Black asphalt is going green.
Old pavement, worn and cracked, generally ends up heaped in the Lockwood landfill. The common black road paving material contains oil that keeps it pliant, but also adds an element of gooey-ness that had stymied recycling efforts.
But Q&D Construction Co. of Sparks found a way to reclaim that waste stream. It welcomes the rubble of ripped-up roads at Q&D's construction yard off the Mustang Exit on Interstate 80. With $1.3 million in crushing equipment, the operation can handle 350 tons of material per hour.
"We'll take all we can get," says Q&D President Norm Dianda. "We think it's the right thing to be doing because it goes to the landfill."
He's spreading the word to other contractors in an effort to get more grist for the mill.
The operation's byproduct is profit.
"We'll charge to take it," says Mike Douglas, general engineering division chief estimator, "and charge for base going out."
The market, he adds, dictates the price of the base materials that are sold after recycling is complete. Aggregate base varies in price between $4.75 and $6 per ton, says Douglas.
Meanwhile, Q&D needs to charge less than the landfill so that builders will bring material its way. The price to dispose of old concrete and asphalt at the landfill varies from $3 to $5 a ton depending on quality, says Douglas.
"The reality is that it has to make financial sense," says the 16-year construction veteran.
When Douglas initially pitched the idea to Q&D, the cost of recycling was greater than the value of the resulting base material. So he held that thought until trends converged to make crushing viable.
As landfill costs climbed, other factors came into play. Local transportation officials specified a base material of recycled materials in building guides.
Meanwhile, Q&D itself was generating and wasting ever increasing volumes of old asphalt and concrete through its own demolition work.
The operation got under way last year when Q&D rented equipment from Kimball Equipment Co. in Sparks. After some experimenting to find the best approach, Q&D purchased the equipment.
While crushing concrete is nothing new, asphalt posed a different problem.

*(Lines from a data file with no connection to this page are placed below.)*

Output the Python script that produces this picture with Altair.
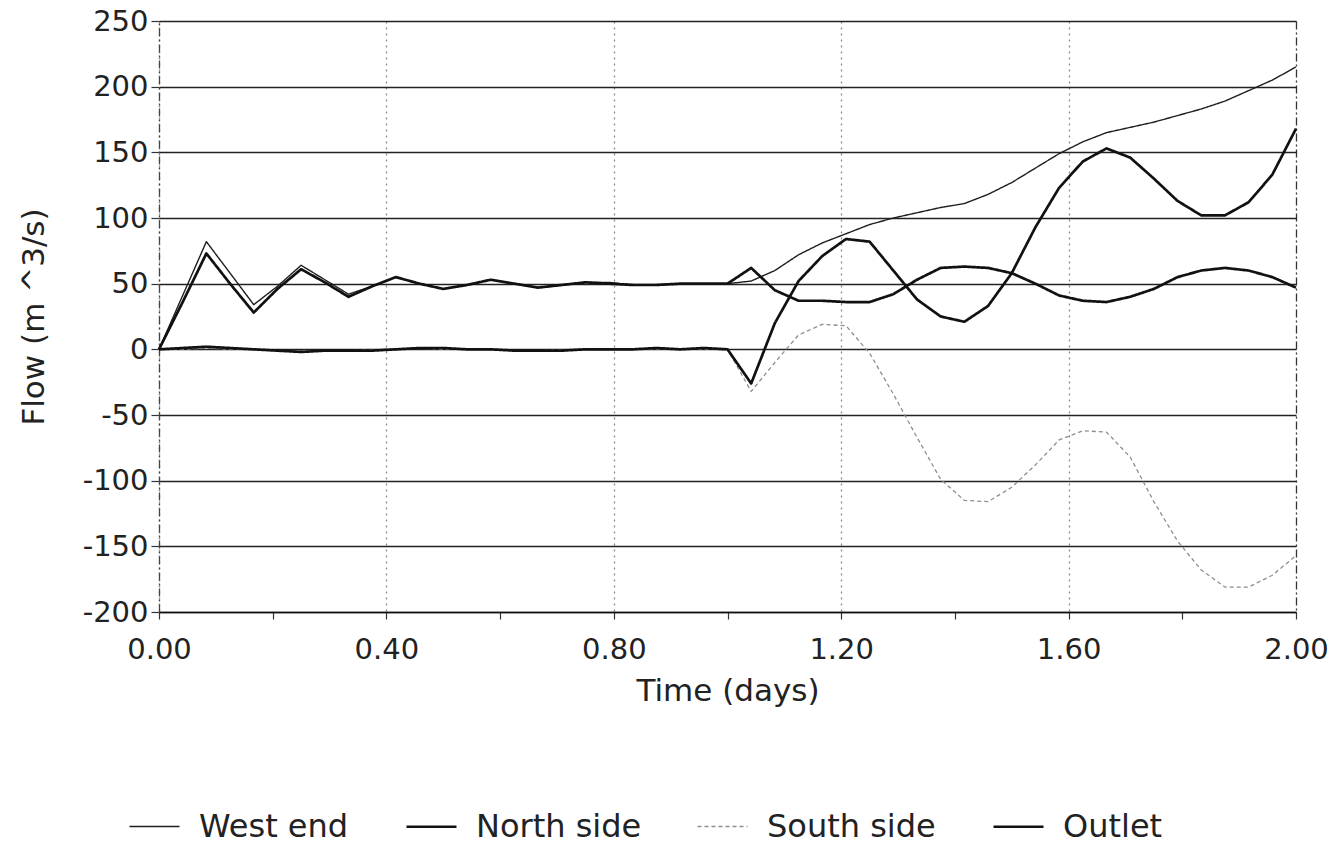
import altair as alt
import pandas as pd

# time in hours (converted to days in the chart)
hours = list(range(0, 49))

west_end = [0, 41, 82, 58, 34, 48, 64, 53, 42, 48, 55, 50, 46, 49, 53, 50, 47, 49, 51, 51,
            49, 49, 50, 50, 50, 52, 60, 72, 81, 88, 95, 100, 104, 108, 111, 118, 127, 138,
            149, 158, 165, 169, 173, 178, 183, 189, 197, 205, 215]
north_side = [0, 36, 73, 50, 28, 46, 61, 51, 40, 48, 55, 50, 46, 49, 53, 50, 47, 49, 51, 50,
              49, 49, 50, 50, 50, 62, 45, 37, 37, 36, 36, 42, 53, 62, 63, 62, 58, 50, 41,
              37, 36, 40, 46, 55, 60, 62, 60, 55, 47]
south_side = [0, 0, 1, 0, 0, -1, -1, -1, -1, 0, 0, 1, 0, 0, 0, -1, -1, 0, 0, 0,
              0, 0, 0, 0, 0, -32, -10, 11, 19, 18, -3, -34, -67, -99, -115, -116, -105, -88,
              -69, -62, -63, -82, -116, -146, -168, -181, -181, -172, -157]
outlet = [0, 1, 2, 1, 0, -1, -2, -1, -1, -1, 0, 1, 1, 0, 0, -1, -1, -1, 0, 0,
          0, 1, 0, 1, 0, -26, 20, 52, 71, 84, 82, 60, 38, 25, 21, 33, 58, 93, 123,
          143, 153, 146, 130, 113, 102, 102, 112, 133, 168]

series_names = ["West end", "North side", "South side", "Outlet"]
series_colors = ["#1e1e1e", "#111111", "#8e8e8e", "#111111"]
series_widths = [1.4, 2.7, 1.3, 2.7]
series_dashes = [[1, 0], [1, 0], [4, 3], [1, 0]]

x_ticks = [0.0, 0.2, 0.4, 0.6, 0.8, 1.0, 1.2, 1.4, 1.6, 1.8, 2.0]
y_ticks = [-200, -150, -100, -50, 0, 50, 100, 150, 200, 250]

rows = []
for name, vals in zip(series_names, [west_end, north_side, south_side, outlet]):
    for h, v in zip(hours, vals):
        rows.append({"hour": h, "flow": v, "series": name})
df = pd.DataFrame(rows)

FONT = "DejaVu Sans"

x_axis = alt.Axis(
    values=x_ticks,
    labelExpr="round(datum.value*10) % 4 == 0 ? format(datum.value, '.2f') : ''",
    labelFont=FONT, labelFontSize=29, labelColor="#222", labelPadding=16,
    labelFlush=False, labelOverlap=False,
    title="Time (days)", titleFont=FONT, titleFontSize=31, titleFontWeight="normal",
    titleColor="#222", titlePadding=12,
    tickSize=7, tickColor="#333", tickWidth=1.2,
    domainColor="#111", domainWidth=1.6,
    grid=True,
    gridOpacity={"condition": {"test": "round(datum.value*10) % 4 != 0", "value": 0}, "value": 1},
    gridColor={"condition": {"test": "datum.value > 1.99", "value": "#333"}, "value": "#8a8a8a"},
    gridDash={"condition": {"test": "datum.value > 1.99", "value": [8, 3, 2, 3]}, "value": [2, 4]},
    gridWidth=1.3,
)

y_axis = alt.Axis(
    values=y_ticks,
    labelExpr="'' + datum.value",
    labelFont=FONT, labelFontSize=29, labelColor="#222", labelPadding=3,
    labelFlush=False,
    title="Flow (m ^3/s)", titleFont=FONT, titleFontSize=31, titleFontWeight="normal",
    titleColor="#222", titlePadding=32,
    tickSize=8, tickColor="#333", tickWidth=1.2,
    domainColor="#444", domainWidth=1.3, domainDash=[8, 3, 2, 3],
    grid=True, gridColor="#222", gridWidth=1.5,
)

legend = alt.Legend(
    title=None, orient="none", legendX=-31, legendY=779, direction="horizontal",
    columns=4, symbolType="stroke", symbolSize=2500, labelFont=FONT, labelFontSize=32,
    labelColor="#222", labelOffset=18, columnPadding=52, labelLimit=400,
)

chart = alt.Chart(df).transform_calculate(
    days="datum.hour / 24"
).mark_line(strokeCap="butt", strokeJoin="round").encode(
    x=alt.X("days:Q", scale=alt.Scale(domain=[0, 2], nice=False), axis=x_axis),
    y=alt.Y("flow:Q", scale=alt.Scale(domain=[-200, 250], nice=False), axis=y_axis),
    color=alt.Color("series:N", scale=alt.Scale(type="ordinal", domain=series_names, range=series_colors), legend=legend),
    strokeWidth=alt.StrokeWidth("series:N", scale=alt.Scale(type="ordinal", domain=series_names, range=series_widths), legend=legend),
    strokeDash=alt.StrokeDash("series:N", scale=alt.Scale(type="ordinal", domain=series_names, range=series_dashes), legend=legend),
    detail="series:N",
).properties(
    width=1137, height=591,
    autosize=alt.AutoSizeParams(type="none"),
    padding={"left": 159, "top": 21, "right": 47, "bottom": 233},
    background="white",
).configure_view(stroke="transparent")

chart.save("out.html", embed_options={"renderer": "svg", "actions": False})
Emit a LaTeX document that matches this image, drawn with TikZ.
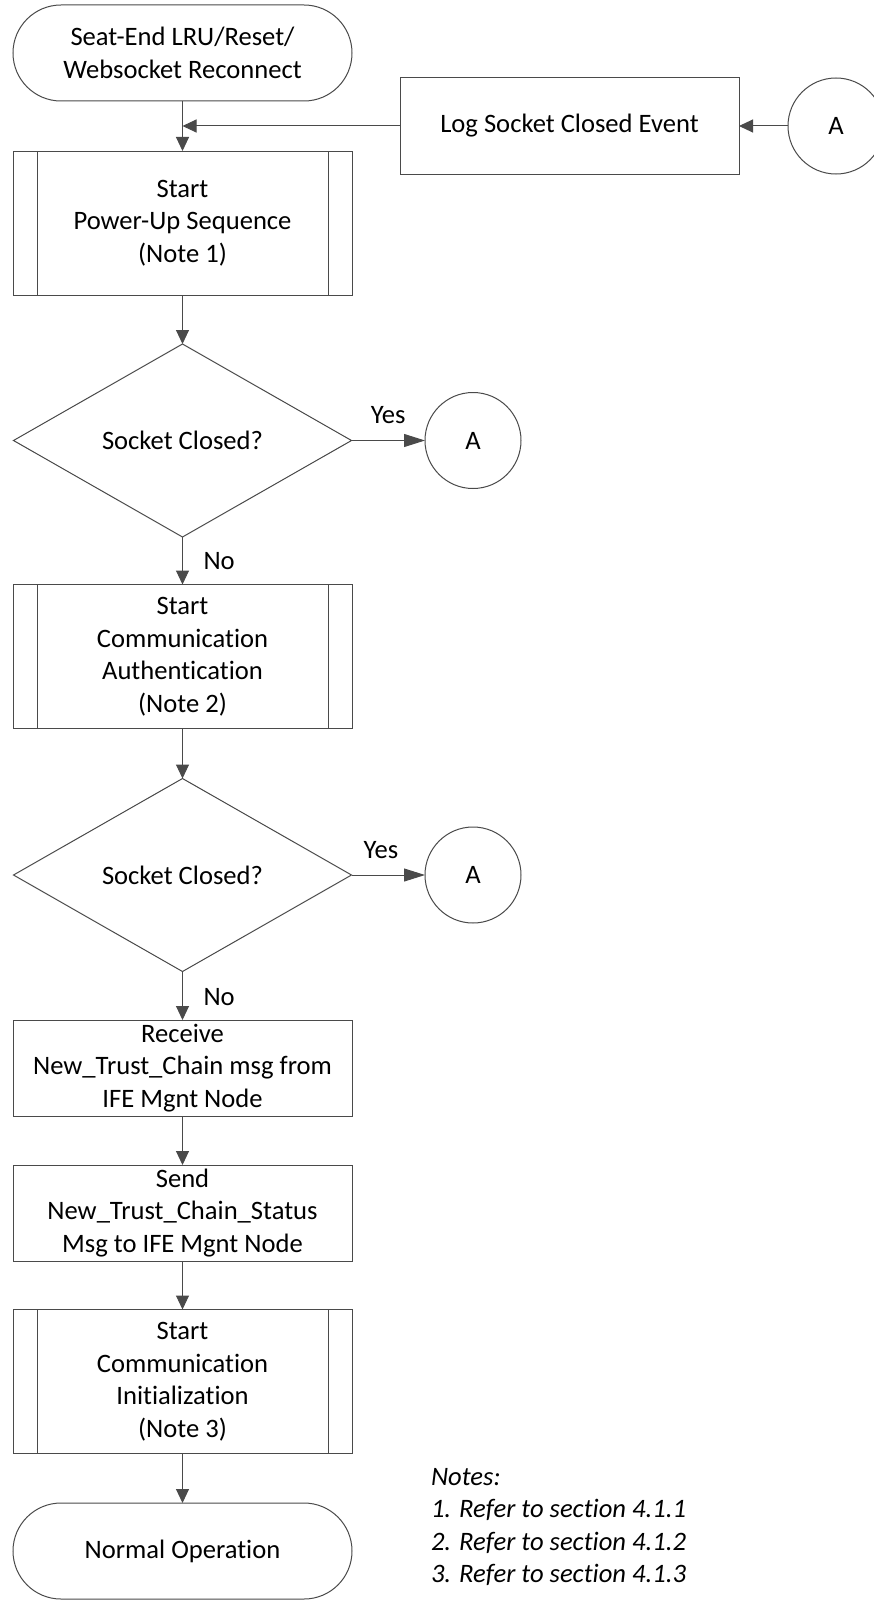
\documentclass[tikz,border=0pt]{standalone}
\usepackage{fontspec}
\setmainfont[Ligatures={NoCommon}]{Carlito}
\usetikzlibrary{shapes.geometric,arrows.meta}
\definecolor{linegray}{HTML}{4A4A4A}
\begin{document}
\begin{tikzpicture}[x=1pt,y=-1pt,
  font=\fontsize{26.6}{32.5}\selectfont,
  every node/.style={inner sep=0pt, outer sep=0pt},
  shapebase/.style={draw=linegray, line width=1pt, align=center},
  terminal/.style={shapebase, rectangle, rounded corners=48pt, minimum width=339pt, minimum height=96pt},
  procbox/.style={shapebase, rectangle, minimum width=339pt, minimum height=96pt},
  subproc/.style={shapebase, rectangle, minimum width=339pt, minimum height=144pt,
    path picture={\draw[linegray, line width=1pt]
      ([xshift=24pt]path picture bounding box.north west) -- ([xshift=24pt]path picture bounding box.south west)
      ([xshift=-24pt]path picture bounding box.north east) -- ([xshift=-24pt]path picture bounding box.south east);}},
  decision/.style={shapebase, diamond, aspect=1.75, minimum width=338pt, minimum height=193pt},
  connector/.style={shapebase, circle, minimum size=96pt},
  flow/.style={draw=linegray, line width=1pt, -{Triangle[length=14pt,width=13pt]}},
  yesflow/.style={draw=linegray, line width=1pt, -{Triangle[length=21pt,width=13pt]}},
  lbl/.style={font=\fontsize{26.6}{32.5}\selectfont},
  note/.style={font=\fontsize{26.6}{32.5}\selectfont\itshape, anchor=base west}
]
\useasboundingbox (0,0) rectangle (874,1600);

\node[terminal] (start) at (182.5,53) {Seat-End LRU/Reset/\\Websocket Reconnect};
\node[procbox] (log) at (569.5,126) {Log Socket Closed Event};
\node[connector] (A0) at (836,126) {A};
\coordinate (merge) at (182.5,126);

\node[subproc] (sp1) at (182.5,223) {Start\\Power-Up Sequence\\(Note 1)};
\node[decision] (d1) at (182.5,440.5) {Socket Closed?};
\node[connector] (A1) at (473,440.5) {A};

\node[subproc] (sp2) at (182.5,656.5) {Start\\Communication\\Authentication\\(Note 2)};
\node[decision] (d2) at (182.5,875) {Socket Closed?};
\node[connector] (A2) at (473,875) {A};

\node[procbox] (recv) at (182.5,1068) {Receive\\New\_Trust\_Chain msg from\\IFE Mgnt Node};
\node[procbox] (send) at (182.5,1213) {Send\\New\_Trust\_Chain\_Status\\Msg to IFE Mgnt Node};
\node[subproc] (sp3) at (182.5,1381.5) {Start\\Communication\\Initialization\\(Note 3)};
\node[terminal] (finish) at (182.5,1551) {Normal Operation};

\node[note] (n0) at (431,1485) {Notes:};
\node[note] (n1) at (431,1517) {1. Refer to section 4.1.1};
\node[note] (n2) at (431,1550) {2. Refer to section 4.1.2};
\node[note] (n3) at (431,1582) {3. Refer to section 4.1.3};

% connectors
\draw[flow] (start) -- (sp1);
\draw[flow] (A0) -- (log);
\draw[flow] (log) -- (merge);
\draw[flow] (sp1) -- (d1);
\draw[yesflow] (d1) -- node[lbl, pos=0.5, anchor=base, yshift=17pt] {Yes} (A1);
\draw[flow] (d1) -- node[lbl, pos=0.5, anchor=base west, xshift=21pt, yshift=-8.5pt] {No} (sp2);
\draw[flow] (sp2) -- (d2);
\draw[yesflow] (d2) -- node[lbl, pos=0.4, anchor=base, yshift=17pt] {Yes} (A2);
\draw[flow] (d2) -- node[lbl, pos=0.5, anchor=base west, xshift=21pt, yshift=-9.5pt] {No} (recv);
\draw[flow] (recv) -- (send);
\draw[flow] (send) -- (sp3);
\draw[flow] (sp3) -- (finish);
\end{tikzpicture}
\end{document}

In a more common process, highway contractors mill the asphalt on-site during rehabilitation and use the millings as shouldering material.
Asphalt has long been recycled locally as recycled asphalt product when crushed asphalt is fed back into plant mix.
Q&D uses a horizontal shaft impactor to recycle asphalt, which tends to stick, into baser. As material is fed, paddles sling the rock to a set of steel bars. The combination of speed and impact crushes the rock.
But only certain types of fill need apply. Wood or plastic debris, in any amount, is not accepted.
Douglas says the process can handle some rebar, which is plucked out by a big magnet. But too much long rebar gets wrap-ped round and round like thread binding a home vacuum cleaner. Larger, embedded rebar requires another machine in effect a gigantic jackhammer to break it up.
The final product is a recycled aggregate that meets specs for most road and building construction sites.
"Anything to be covered by asphalt, or concrete slabs," says Douglas.
Ideally, recycling efforts find a reuse for everything, much as sausage makers are said to use every part of the pig but the squeal.
Q&D's operation at Mustang reaches out to the adjoining Ready Mix Inc. concrete plant to use its truck washout as grist for its mill, says Dianda and even uses the washout water for on-site dust control.